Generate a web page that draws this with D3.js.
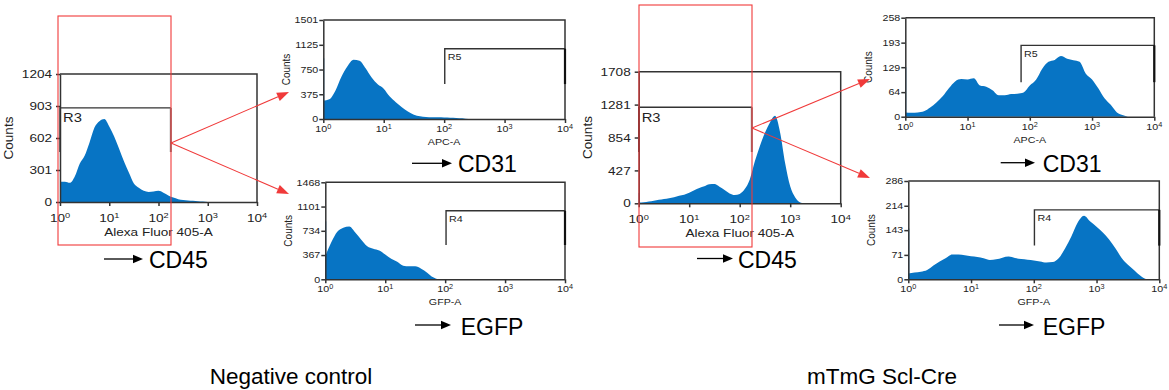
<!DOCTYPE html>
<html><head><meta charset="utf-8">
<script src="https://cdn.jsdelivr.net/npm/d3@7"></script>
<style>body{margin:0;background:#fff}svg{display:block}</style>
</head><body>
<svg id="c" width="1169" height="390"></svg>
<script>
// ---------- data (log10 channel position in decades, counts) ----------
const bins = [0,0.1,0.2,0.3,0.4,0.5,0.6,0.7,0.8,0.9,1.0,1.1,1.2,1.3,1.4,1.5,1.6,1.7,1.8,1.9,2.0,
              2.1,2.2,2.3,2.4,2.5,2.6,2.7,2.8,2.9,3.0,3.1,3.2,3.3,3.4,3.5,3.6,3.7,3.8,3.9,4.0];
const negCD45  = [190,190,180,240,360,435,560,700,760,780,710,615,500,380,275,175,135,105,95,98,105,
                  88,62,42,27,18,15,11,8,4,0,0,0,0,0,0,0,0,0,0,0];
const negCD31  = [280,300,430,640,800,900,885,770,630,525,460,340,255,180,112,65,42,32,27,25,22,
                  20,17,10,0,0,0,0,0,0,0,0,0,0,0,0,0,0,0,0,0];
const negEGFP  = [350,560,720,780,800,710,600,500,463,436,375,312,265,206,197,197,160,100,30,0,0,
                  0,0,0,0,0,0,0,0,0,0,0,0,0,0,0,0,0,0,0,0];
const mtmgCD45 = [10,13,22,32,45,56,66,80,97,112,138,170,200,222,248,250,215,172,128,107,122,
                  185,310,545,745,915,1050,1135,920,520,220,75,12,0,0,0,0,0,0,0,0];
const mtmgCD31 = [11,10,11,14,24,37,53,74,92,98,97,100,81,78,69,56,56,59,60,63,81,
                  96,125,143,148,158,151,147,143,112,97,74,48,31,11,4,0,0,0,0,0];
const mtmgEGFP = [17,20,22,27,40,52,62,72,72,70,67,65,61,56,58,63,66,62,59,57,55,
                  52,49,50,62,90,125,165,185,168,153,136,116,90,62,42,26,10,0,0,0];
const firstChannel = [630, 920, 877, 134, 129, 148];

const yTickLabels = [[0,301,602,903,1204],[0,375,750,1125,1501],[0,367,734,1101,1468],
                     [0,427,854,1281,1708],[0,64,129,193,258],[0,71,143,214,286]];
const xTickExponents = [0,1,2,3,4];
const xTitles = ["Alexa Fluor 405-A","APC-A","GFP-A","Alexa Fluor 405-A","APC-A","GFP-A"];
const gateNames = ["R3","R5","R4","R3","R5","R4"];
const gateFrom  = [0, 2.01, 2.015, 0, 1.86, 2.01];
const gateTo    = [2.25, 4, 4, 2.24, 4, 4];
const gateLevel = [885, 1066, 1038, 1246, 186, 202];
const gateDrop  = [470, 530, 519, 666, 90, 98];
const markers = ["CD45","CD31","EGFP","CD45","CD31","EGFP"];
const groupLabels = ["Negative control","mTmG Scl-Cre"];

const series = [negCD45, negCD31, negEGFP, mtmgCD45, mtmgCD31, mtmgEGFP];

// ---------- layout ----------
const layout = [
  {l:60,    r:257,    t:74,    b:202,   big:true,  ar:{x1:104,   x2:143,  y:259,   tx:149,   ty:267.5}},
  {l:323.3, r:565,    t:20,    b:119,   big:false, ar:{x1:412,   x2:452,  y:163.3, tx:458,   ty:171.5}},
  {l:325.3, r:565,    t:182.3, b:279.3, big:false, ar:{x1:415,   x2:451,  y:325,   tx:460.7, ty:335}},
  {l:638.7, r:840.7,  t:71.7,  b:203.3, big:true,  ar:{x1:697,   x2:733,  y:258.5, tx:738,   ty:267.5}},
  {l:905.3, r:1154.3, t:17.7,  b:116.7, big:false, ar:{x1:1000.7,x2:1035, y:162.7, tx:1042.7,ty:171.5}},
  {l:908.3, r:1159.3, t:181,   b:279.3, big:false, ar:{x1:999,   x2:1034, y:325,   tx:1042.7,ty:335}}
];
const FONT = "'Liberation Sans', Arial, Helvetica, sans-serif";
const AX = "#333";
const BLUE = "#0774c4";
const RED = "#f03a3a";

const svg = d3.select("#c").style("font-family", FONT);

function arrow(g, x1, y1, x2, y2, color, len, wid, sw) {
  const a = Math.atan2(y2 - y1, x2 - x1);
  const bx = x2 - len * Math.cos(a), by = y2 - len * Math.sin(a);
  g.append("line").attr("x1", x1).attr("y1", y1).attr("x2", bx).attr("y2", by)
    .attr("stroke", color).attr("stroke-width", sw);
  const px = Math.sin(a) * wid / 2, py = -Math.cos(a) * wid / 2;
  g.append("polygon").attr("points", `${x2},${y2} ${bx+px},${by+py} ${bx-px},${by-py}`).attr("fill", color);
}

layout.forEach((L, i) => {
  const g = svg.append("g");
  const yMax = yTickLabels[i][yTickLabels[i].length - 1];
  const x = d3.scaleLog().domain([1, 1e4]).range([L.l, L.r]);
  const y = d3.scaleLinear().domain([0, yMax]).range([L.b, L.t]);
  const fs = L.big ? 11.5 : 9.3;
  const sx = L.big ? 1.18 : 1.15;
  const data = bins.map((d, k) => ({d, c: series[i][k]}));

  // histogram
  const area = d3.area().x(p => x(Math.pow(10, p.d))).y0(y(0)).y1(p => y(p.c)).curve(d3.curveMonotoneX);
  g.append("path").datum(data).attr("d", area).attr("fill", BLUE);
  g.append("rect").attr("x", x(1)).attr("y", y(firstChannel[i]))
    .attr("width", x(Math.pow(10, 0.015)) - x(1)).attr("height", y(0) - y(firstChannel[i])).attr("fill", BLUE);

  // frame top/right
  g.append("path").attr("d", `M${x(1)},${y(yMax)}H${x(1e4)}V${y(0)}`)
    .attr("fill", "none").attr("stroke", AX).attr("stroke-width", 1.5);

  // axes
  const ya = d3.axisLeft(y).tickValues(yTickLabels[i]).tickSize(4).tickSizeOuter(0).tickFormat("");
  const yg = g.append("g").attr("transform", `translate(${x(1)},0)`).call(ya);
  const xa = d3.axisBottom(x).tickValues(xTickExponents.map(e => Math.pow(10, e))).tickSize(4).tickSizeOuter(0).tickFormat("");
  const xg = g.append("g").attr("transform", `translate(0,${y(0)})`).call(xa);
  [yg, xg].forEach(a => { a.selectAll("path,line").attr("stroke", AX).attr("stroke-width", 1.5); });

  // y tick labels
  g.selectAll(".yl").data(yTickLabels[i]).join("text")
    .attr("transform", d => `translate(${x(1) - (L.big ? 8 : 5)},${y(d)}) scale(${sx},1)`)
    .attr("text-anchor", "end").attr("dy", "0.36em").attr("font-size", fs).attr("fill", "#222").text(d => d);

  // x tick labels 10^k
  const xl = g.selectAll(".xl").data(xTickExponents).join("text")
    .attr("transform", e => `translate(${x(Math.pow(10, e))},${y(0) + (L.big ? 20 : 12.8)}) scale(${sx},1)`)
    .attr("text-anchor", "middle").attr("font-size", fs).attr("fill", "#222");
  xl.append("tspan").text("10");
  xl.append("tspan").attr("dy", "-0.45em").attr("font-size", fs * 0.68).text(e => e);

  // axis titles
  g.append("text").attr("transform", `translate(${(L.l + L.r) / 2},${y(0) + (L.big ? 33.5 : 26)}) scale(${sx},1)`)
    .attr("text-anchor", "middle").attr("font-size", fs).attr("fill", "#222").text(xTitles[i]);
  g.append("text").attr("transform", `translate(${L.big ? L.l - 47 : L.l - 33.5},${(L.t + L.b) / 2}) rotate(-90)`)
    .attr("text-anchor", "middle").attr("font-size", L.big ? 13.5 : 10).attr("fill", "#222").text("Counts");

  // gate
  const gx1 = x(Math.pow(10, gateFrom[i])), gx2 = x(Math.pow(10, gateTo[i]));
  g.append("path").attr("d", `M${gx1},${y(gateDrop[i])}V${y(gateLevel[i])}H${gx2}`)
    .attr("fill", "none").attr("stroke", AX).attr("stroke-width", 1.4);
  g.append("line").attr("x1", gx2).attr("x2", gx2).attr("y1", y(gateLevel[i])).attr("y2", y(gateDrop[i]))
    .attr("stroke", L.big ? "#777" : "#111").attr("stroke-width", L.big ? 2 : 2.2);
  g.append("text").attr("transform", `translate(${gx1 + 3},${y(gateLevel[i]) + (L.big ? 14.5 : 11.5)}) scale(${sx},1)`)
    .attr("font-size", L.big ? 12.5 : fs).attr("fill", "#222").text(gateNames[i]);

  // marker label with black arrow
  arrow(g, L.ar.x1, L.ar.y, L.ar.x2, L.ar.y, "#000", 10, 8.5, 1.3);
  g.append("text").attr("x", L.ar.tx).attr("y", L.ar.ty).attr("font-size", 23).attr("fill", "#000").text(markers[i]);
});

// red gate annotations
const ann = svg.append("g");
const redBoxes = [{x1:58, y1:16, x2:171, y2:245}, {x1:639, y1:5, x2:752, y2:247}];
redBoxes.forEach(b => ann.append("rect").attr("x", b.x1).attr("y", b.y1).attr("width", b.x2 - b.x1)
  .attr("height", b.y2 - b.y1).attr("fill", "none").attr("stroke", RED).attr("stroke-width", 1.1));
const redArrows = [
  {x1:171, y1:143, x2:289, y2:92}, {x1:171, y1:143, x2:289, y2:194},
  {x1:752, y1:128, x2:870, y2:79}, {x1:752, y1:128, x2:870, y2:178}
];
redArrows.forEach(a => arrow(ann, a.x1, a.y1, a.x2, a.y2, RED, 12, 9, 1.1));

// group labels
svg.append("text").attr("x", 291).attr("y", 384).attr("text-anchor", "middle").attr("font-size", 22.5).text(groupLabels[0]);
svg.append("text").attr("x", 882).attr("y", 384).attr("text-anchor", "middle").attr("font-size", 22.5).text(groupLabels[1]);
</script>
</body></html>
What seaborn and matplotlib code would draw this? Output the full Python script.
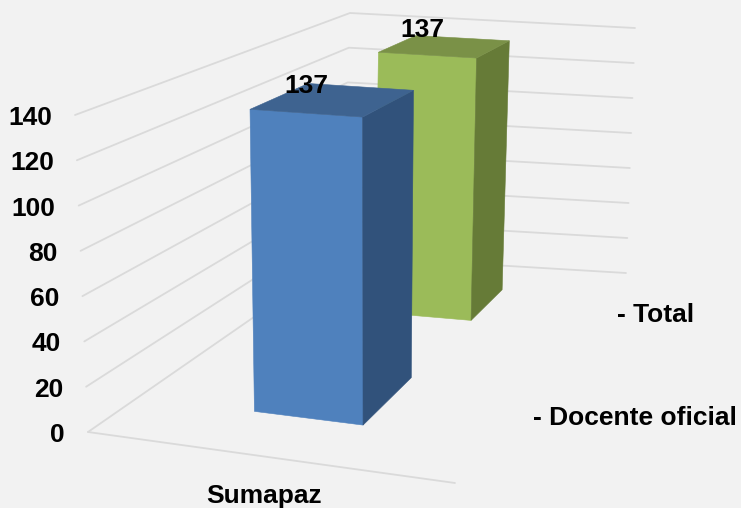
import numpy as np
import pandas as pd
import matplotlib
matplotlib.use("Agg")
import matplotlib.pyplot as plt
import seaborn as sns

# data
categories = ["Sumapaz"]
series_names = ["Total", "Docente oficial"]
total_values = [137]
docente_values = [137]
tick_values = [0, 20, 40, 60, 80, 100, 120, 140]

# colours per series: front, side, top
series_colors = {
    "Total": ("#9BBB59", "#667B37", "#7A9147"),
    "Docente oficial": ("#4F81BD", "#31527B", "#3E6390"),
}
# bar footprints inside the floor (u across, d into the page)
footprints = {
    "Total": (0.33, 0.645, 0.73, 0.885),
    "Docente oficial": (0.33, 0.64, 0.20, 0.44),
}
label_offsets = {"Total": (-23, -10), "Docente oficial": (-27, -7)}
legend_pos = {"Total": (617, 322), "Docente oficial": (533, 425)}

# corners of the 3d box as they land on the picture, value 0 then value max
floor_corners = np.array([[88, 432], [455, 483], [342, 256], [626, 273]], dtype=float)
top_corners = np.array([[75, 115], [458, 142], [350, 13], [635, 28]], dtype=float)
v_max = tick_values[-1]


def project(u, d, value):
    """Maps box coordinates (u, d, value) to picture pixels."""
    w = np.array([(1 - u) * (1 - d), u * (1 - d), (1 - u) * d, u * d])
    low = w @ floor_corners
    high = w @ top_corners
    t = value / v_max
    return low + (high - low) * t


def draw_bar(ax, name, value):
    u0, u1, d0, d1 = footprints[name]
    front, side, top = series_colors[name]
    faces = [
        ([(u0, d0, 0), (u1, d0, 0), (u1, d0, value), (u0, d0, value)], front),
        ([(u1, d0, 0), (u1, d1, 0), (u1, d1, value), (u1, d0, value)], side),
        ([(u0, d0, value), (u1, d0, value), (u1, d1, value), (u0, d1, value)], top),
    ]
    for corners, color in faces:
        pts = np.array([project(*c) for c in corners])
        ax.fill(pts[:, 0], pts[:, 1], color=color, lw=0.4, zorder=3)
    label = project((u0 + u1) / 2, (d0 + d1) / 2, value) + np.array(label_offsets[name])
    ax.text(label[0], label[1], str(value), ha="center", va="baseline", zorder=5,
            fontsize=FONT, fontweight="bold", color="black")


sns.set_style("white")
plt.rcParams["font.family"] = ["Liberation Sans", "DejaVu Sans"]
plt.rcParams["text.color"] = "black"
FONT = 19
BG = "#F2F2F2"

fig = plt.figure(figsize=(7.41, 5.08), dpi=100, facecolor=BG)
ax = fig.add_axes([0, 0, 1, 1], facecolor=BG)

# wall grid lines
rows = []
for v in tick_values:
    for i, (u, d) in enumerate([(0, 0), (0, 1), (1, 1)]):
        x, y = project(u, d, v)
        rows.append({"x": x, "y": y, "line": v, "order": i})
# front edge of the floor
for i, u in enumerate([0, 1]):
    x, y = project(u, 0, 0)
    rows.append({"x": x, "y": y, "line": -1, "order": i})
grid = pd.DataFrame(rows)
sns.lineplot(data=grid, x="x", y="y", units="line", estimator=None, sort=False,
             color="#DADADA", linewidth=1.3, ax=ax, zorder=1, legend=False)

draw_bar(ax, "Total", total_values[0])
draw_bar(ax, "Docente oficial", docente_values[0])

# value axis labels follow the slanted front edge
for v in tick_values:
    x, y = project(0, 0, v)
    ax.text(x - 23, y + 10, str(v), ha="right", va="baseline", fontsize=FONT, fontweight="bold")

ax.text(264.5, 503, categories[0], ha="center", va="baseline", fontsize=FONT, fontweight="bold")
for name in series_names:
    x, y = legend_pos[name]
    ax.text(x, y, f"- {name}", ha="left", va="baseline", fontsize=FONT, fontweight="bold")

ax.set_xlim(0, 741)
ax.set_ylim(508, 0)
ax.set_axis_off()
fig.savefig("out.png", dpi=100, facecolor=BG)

◆ ◆ ◆ ◆ ◆ ◆ ◆

→ WHAT TO WORK ON
Please reproduce the listing exactly from its opening line through the line that contains "const firstChannel = [630, 920, 877, 134, 129, 148];", both included, with all pictures omitted.

→ EXERCISE SOLUTION
Generate a web page that draws this with D3.js.
<!DOCTYPE html>
<html><head><meta charset="utf-8">
<script src="https://cdn.jsdelivr.net/npm/d3@7"></script>
<style>body{margin:0;background:#fff}svg{display:block}</style>
</head><body>
<svg id="c" width="1169" height="390"></svg>
<script>
// ---------- data (log10 channel position in decades, counts) ----------
const bins = [0,0.1,0.2,0.3,0.4,0.5,0.6,0.7,0.8,0.9,1.0,1.1,1.2,1.3,1.4,1.5,1.6,1.7,1.8,1.9,2.0,
              2.1,2.2,2.3,2.4,2.5,2.6,2.7,2.8,2.9,3.0,3.1,3.2,3.3,3.4,3.5,3.6,3.7,3.8,3.9,4.0];
const negCD45  = [190,190,180,240,360,435,560,700,760,780,710,615,500,380,275,175,135,105,95,98,105,
                  88,62,42,27,18,15,11,8,4,0,0,0,0,0,0,0,0,0,0,0];
const negCD31  = [280,300,430,640,800,900,885,770,630,525,460,340,255,180,112,65,42,32,27,25,22,
                  20,17,10,0,0,0,0,0,0,0,0,0,0,0,0,0,0,0,0,0];
const negEGFP  = [350,560,720,780,800,710,600,500,463,436,375,312,265,206,197,197,160,100,30,0,0,
                  0,0,0,0,0,0,0,0,0,0,0,0,0,0,0,0,0,0,0,0];
const mtmgCD45 = [10,13,22,32,45,56,66,80,97,112,138,170,200,222,248,250,215,172,128,107,122,
                  185,310,545,745,915,1050,1135,920,520,220,75,12,0,0,0,0,0,0,0,0];
const mtmgCD31 = [11,10,11,14,24,37,53,74,92,98,97,100,81,78,69,56,56,59,60,63,81,
                  96,125,143,148,158,151,147,143,112,97,74,48,31,11,4,0,0,0,0,0];
const mtmgEGFP = [17,20,22,27,40,52,62,72,72,70,67,65,61,56,58,63,66,62,59,57,55,
                  52,49,50,62,90,125,165,185,168,153,136,116,90,62,42,26,10,0,0,0];
const firstChannel = [630, 920, 877, 134, 129, 148];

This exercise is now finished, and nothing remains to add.